Postby Bob on Thu Oct 02, 2008 5:46 am

I might also suggest a direction to look at which I suspect is controversial in academic circles:

The Original Tao: Inward Training [Nei-yeh] and the Foundations of Taoist Mysticism, by Harold R. Roth, Columbia University Press, 1999, pp. 137-138.

"Mair asserts that Indian yoga is the principle formative influence on Chinese Taoism.

Those who take the trouble to read attentively the early Indian texts just cited, particularly the classical Upanisads, will realize that they foreshadow the entire phiolophica, religious, and physiological foundations of Taois, but not its social and political components, which are distinctively Chinese.
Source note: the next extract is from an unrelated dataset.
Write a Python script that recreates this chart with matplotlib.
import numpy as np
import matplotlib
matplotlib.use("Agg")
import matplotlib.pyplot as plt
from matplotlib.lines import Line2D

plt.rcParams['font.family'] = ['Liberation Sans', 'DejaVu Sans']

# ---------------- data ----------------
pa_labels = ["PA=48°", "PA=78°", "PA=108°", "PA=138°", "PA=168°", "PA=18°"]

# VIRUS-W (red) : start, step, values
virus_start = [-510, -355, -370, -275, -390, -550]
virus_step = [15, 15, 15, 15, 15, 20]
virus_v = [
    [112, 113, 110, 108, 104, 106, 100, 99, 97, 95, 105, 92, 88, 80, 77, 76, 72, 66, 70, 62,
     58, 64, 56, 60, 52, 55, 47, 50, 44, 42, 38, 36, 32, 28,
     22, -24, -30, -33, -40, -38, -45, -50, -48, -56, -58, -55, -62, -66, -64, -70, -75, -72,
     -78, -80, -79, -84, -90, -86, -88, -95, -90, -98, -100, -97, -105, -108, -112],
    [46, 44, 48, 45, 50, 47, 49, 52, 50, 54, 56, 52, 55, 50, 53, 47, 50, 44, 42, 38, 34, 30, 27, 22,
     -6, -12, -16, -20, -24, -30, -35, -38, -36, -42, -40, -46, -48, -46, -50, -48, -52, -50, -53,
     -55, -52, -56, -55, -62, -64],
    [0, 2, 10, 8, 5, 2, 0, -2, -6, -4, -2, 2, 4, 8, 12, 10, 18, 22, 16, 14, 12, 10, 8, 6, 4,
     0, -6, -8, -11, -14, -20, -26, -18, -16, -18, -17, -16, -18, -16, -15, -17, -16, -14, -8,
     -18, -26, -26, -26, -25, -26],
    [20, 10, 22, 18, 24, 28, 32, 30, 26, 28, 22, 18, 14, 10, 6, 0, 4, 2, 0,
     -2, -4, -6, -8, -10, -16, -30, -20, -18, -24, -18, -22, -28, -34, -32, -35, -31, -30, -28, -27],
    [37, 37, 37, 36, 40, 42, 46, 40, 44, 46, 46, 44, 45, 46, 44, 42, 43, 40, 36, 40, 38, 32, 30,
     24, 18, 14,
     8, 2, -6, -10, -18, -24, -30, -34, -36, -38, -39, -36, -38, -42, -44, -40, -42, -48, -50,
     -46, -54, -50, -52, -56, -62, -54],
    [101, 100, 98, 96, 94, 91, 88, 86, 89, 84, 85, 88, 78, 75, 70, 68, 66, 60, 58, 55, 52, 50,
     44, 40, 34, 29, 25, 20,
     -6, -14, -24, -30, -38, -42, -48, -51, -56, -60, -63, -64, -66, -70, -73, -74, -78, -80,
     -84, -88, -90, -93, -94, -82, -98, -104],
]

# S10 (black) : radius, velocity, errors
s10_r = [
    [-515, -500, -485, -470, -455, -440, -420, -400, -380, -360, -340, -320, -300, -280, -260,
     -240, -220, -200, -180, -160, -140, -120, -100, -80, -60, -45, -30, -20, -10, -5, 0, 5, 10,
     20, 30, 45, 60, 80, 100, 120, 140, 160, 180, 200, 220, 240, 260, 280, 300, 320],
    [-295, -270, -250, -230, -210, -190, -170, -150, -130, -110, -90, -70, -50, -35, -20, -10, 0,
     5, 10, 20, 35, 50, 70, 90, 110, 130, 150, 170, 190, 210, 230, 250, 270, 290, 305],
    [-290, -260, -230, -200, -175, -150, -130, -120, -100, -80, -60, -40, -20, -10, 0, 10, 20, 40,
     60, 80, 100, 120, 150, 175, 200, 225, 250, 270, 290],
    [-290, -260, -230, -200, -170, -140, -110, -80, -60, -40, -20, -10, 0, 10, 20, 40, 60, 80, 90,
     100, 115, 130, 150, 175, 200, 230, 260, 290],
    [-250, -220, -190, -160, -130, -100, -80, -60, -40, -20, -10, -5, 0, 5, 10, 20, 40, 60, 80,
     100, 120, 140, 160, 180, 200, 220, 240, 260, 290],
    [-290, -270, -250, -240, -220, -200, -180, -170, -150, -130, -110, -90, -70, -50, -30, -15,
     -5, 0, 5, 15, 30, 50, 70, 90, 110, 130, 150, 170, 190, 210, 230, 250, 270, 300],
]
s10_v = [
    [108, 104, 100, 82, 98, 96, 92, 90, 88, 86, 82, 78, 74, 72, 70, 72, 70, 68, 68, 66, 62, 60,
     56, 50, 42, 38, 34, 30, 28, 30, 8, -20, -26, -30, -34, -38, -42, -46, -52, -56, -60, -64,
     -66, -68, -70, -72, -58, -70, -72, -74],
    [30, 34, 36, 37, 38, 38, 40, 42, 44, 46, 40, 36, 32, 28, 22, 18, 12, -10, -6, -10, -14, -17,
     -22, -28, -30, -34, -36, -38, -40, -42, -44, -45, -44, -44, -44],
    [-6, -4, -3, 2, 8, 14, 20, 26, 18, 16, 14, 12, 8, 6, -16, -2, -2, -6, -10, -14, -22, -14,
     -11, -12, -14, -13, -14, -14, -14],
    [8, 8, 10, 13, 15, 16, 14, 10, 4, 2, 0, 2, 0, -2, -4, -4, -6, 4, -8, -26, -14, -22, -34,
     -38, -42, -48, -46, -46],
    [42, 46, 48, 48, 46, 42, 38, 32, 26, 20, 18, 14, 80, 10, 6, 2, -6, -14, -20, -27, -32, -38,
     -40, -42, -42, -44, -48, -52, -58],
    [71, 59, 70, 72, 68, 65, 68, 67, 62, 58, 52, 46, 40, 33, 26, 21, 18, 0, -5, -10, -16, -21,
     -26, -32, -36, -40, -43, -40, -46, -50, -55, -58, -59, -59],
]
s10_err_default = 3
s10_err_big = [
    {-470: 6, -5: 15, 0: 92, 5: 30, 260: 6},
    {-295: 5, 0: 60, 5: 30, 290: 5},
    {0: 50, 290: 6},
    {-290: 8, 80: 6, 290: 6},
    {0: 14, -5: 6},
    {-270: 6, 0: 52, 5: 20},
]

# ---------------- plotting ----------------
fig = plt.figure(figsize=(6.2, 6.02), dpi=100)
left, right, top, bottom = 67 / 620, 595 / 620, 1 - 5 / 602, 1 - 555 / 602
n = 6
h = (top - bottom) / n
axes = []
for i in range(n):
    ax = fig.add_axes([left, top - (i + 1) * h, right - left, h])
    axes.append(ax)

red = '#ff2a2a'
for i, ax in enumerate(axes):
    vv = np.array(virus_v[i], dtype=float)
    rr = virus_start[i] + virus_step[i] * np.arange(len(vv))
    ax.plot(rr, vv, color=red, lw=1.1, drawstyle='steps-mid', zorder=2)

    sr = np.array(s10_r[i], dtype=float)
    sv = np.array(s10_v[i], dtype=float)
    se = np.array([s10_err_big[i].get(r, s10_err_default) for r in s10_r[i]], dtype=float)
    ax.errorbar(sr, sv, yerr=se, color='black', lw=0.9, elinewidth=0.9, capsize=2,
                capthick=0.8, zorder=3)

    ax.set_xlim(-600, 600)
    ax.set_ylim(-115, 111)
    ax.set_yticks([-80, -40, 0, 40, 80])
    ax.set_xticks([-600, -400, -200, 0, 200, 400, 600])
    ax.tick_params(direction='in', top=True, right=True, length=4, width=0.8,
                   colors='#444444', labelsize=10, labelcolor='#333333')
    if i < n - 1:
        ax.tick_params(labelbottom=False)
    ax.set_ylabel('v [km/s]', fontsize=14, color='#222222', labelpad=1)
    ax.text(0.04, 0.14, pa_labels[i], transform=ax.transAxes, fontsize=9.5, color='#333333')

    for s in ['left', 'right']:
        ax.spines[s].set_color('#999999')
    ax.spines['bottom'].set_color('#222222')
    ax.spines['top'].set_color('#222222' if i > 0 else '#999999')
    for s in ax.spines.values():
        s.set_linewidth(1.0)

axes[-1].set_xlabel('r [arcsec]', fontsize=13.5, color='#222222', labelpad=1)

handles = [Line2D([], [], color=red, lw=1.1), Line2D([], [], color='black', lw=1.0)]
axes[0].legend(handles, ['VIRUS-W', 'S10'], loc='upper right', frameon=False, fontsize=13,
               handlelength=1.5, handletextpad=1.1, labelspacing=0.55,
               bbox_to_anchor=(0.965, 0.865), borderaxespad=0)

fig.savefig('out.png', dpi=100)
Mair's arguments from textual parallels and commercial contact are not persuasive evidence that the meditative practice of Inward Training and other early Taoist sources derived from Indian yoga. Rather, these arguments suggest parallel developments in different cultures at different times, which occurred because of the application of similar method of pyscho-physical cultivation by human beings, who, despite their cultural differences wer affected by these techniques in generally similar ways. Systemaically deconstructing cognitive structures through sitting breath meditation seems to yield similar experiences of tranquility and of a unified awareness, despite distinct cultural differences.
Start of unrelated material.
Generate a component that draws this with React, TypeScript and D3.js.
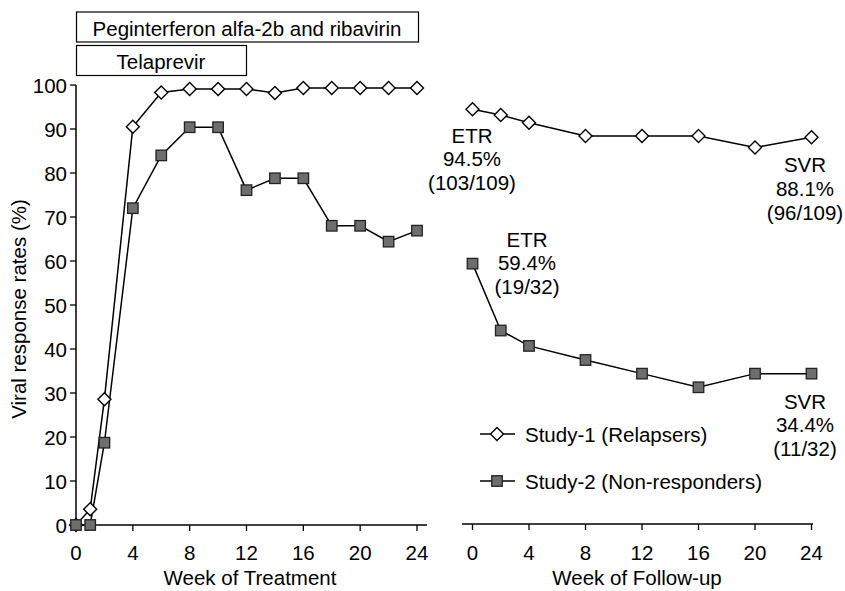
import * as d3 from 'd3'

const weeksTreatment = [0, 1, 2, 4, 6, 8, 10, 12, 14, 16, 18, 20, 22, 24]
const study1Treatment = [0, 3.6, 28.6, 90.5, 98.3, 99.1, 99.1, 99.1, 98.2, 99.3, 99.3, 99.3, 99.3, 99.3]
const study2Treatment = [0, 0, 18.7, 72, 84, 90.4, 90.4, 76.1, 78.8, 78.8, 68, 68, 64.4, 66.9]

const weeksFollow = [0, 2, 4, 8, 12, 16, 20, 24]
const study1Follow = [94.5, 93.2, 91.4, 88.4, 88.4, 88.4, 85.8, 88.1]
const study2Follow = [59.4, 44.2, 40.7, 37.5, 34.4, 31.3, 34.4, 34.4]

const xTicks = [0, 4, 8, 12, 16, 20, 24]
const yTicks = [0, 10, 20, 30, 40, 50, 60, 70, 80, 90, 100]

const seriesNames = ['Study-1 (Relapsers)', 'Study-2 (Non-responders)']
const etr1 = ['ETR', '94.5%', '(103/109)']
const svr1 = ['SVR', '88.1%', '(96/109)']
const etr2 = ['ETR', '59.4%', '(19/32)']
const svr2 = ['SVR', '34.4%', '(11/32)']

const FONT = '"Liberation Sans", Arial, sans-serif'

function Diamond({ x, y }: { x: number; y: number }) {
  const r = 6.5
  return (
    <path d={`M${x},${y - r}L${x + r},${y}L${x},${y + r}L${x - r},${y}Z`}
      fill="white" stroke="black" strokeWidth={1.4} />
  )
}

function Square({ x, y }: { x: number; y: number }) {
  const s = 10.5
  return <rect x={x - s / 2} y={y - s / 2} width={s} height={s} fill="#6e6e6e" stroke="#222" strokeWidth={1.3} />
}

function TextBlock({ x, y, lines, dy }: { x: number; y: number; lines: string[]; dy: number }) {
  return (
    <g>
      {lines.map((t, i) => (
        <text key={i} x={x} y={y + i * dy} textAnchor="middle" dominantBaseline="central">{t}</text>
      ))}
    </g>
  )
}

export default function App() {
  const yScale = d3.scaleLinear().domain([0, 100]).range([525, 85])
  const xLeft = d3.scaleLinear().domain([0, 24]).range([76, 417])
  const xRight = d3.scaleLinear().domain([0, 24]).range([472.5, 811.5])

  const lineLeft = d3.line<number>().x((_, i) => xLeft(weeksTreatment[i])).y(d => yScale(d))
  const lineRight = d3.line<number>().x((_, i) => xRight(weeksFollow[i])).y(d => yScale(d))

  return (
    <svg width={845} height={591} style={{ position: 'absolute', left: 0, top: 0, background: 'white' }}
      fontFamily={FONT} fontSize={20.5} fill="black">
      {/* treatment boxes */}
      <rect x={76.5} y={12} width={342} height={30} fill="white" stroke="black" strokeWidth={1.2} />
      <text x={247} y={28} textAnchor="middle" dominantBaseline="central">Peginterferon alfa-2b and ribavirin</text>
      <rect x={76.5} y={45.5} width={170} height={30} fill="white" stroke="black" strokeWidth={1.2} />
      <text x={161} y={61} textAnchor="middle" dominantBaseline="central">Telaprevir</text>

      {/* y axis */}
      <line x1={76} x2={76} y1={yScale(100)} y2={yScale(0)} stroke="black" strokeWidth={1.5} />
      {yTicks.map(t => (
        <g key={t}>
          <line x1={70} x2={76} y1={yScale(t)} y2={yScale(t)} stroke="black" strokeWidth={1.3} />
          <text x={67} y={yScale(t)} textAnchor="end" dominantBaseline="central">{t}</text>
        </g>
      ))}
      <text transform={`translate(18,${(yScale(0) + yScale(100)) / 2 + 4}) rotate(-90)`} textAnchor="middle"
        dominantBaseline="central">Viral response rates (%)</text>

      {/* left x axis */}
      <line x1={76} x2={427} y1={yScale(0)} y2={yScale(0)} stroke="black" strokeWidth={1.5} />
      {xTicks.map(t => (
        <g key={t}>
          <line x1={xLeft(t)} x2={xLeft(t)} y1={yScale(0)} y2={yScale(0) + 6} stroke="black" strokeWidth={1.3} />
          <text x={xLeft(t)} y={552} textAnchor="middle" dominantBaseline="central">{t}</text>
        </g>
      ))}
      <text x={250} y={577} textAnchor="middle" dominantBaseline="central">Week of Treatment</text>

      {/* right x axis */}
      <line x1={462} x2={813} y1={yScale(0) - 1} y2={yScale(0) - 1} stroke="black" strokeWidth={1.5} />
      {xTicks.map(t => (
        <g key={t}>
          <line x1={xRight(t)} x2={xRight(t)} y1={yScale(0) - 1} y2={yScale(0) + 5} stroke="black" strokeWidth={1.3} />
          <text x={xRight(t)} y={552} textAnchor="middle" dominantBaseline="central">{t}</text>
        </g>
      ))}
      <text x={637} y={577} textAnchor="middle" dominantBaseline="central">Week of Follow-up</text>

      {/* left series */}
      <path d={lineLeft(study2Treatment) || ''} fill="none" stroke="black" strokeWidth={1.5} />
      <path d={lineLeft(study1Treatment) || ''} fill="none" stroke="black" strokeWidth={1.5} />
      {study1Treatment.map((v, i) => <Diamond key={'d' + i} x={xLeft(weeksTreatment[i])} y={yScale(v)} />)}
      {study2Treatment.map((v, i) => <Square key={'s' + i} x={xLeft(weeksTreatment[i])} y={yScale(v)} />)}

      {/* right series */}
      <path d={lineRight(study1Follow) || ''} fill="none" stroke="black" strokeWidth={1.5} />
      <path d={lineRight(study2Follow) || ''} fill="none" stroke="black" strokeWidth={1.5} />
      {study1Follow.map((v, i) => <Diamond key={'rd' + i} x={xRight(weeksFollow[i])} y={yScale(v)} />)}
      {study2Follow.map((v, i) => <Square key={'rs' + i} x={xRight(weeksFollow[i])} y={yScale(v)} />)}

      {/* annotations */}
      <TextBlock x={472} y={135} lines={etr1} dy={23.5} />
      <TextBlock x={805} y={164} lines={svr1} dy={24} />
      <TextBlock x={527} y={239} lines={etr2} dy={23.5} />
      <TextBlock x={805} y={401} lines={svr2} dy={23.5} />

      {/* legend */}
      <line x1={480} x2={515} y1={434} y2={434} stroke="black" strokeWidth={1.5} />
      <Diamond x={497} y={434} />
      <text x={525} y={434} dominantBaseline="central">{seriesNames[0]}</text>
      <line x1={480} x2={515} y1={481} y2={481} stroke="black" strokeWidth={1.5} />
      <Square x={497} y={481} />
      <text x={525} y={481} dominantBaseline="central">{seriesNames[1]}</text>
    </svg>
  )
}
Morever, despite providing evidence of early commercial contact India and China, Mair has not been able to show any archological evidence that religious practices and ideas were transmitted along with trade. Perhaps they were, and perhaps some day we will find evidence of this. But until we do, Mair evidence and arguments simplicle indicate the possiblity of an Indian influence, no the necessity of it." pp. 137-138.

I also had another academic source, which is in my files, that indicates, looking at commercial trade along early lines that there was no evident influence of Indian medicine on traditional Chinese medicine and in the latter, years, some evidence of the reverse. I think Indian public hygiene practices may have influenced some of Chinese practices but I can't remember.

I would defer to Josh, who posts here, to these issues. He has done doctoral work in Chinese religion and probably has a very good command of the literature.